I don’t think the effect of incentive is so direct… Liquidity providers can take time to:

  1. discover the change of incentive
  2. find the proper way to change liquidity providing (because of loss/ Tax issues / belief in a token / etc.)

At the end of the day, the incentive is voted by active veAngle holders… that also receive boost (e.g. x2.5 in the incentive) so they should be aligned with a strong angle asset, no ?

Regards,

ps: How does it work with curve ? the big difference with curve is that angle wants to promote ageur liquidity while curve wants to promote “fees” ?

2 Likes

While TVL is a useful metric to measure the effectiveness of ANGLE incentives, it may be helpful to consider other metrics such as trading volume, fees generated, and user activity. Evaluating these metrics may provide additional insights into the effectiveness of ANGLE incentives.

Thanks! And sorry for the late reply.

Yes, you’re probably right that there is a delay between change in incentives and its impact on liquidity, but it’s very hard to evaluate.

About the alignment of incentives, it depends on how much veANGLE one needs to get your boost, and for how long they plan to farm. Potentially, buying and locking ANGLE can be profitable to farm ANGLE with sufficient liquidity and over a specific period of time.

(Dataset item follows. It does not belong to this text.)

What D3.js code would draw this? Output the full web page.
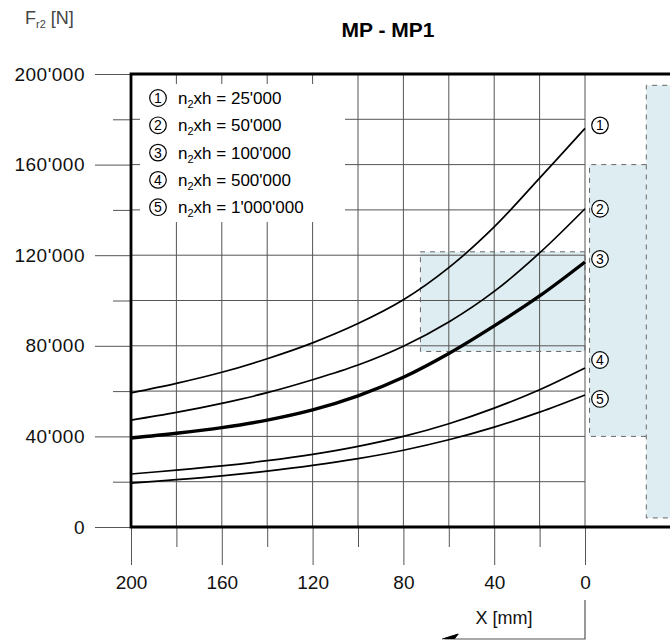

With Curve, the tokens sent to the Curve Incentives gauge are all spent on bribes to veCRV holders.

I’m not sure I agree with you on that.

Although all these metrics are interesting for agEUR, they are not influenced by ANGLE incentives. Also, fees generated by a pool is a metric for LPs and not the protocol. Except if you meant protocol (Angle) fees, in which case you’re right ! However, the link between protocol fees and ANGLE incentives is very indirect.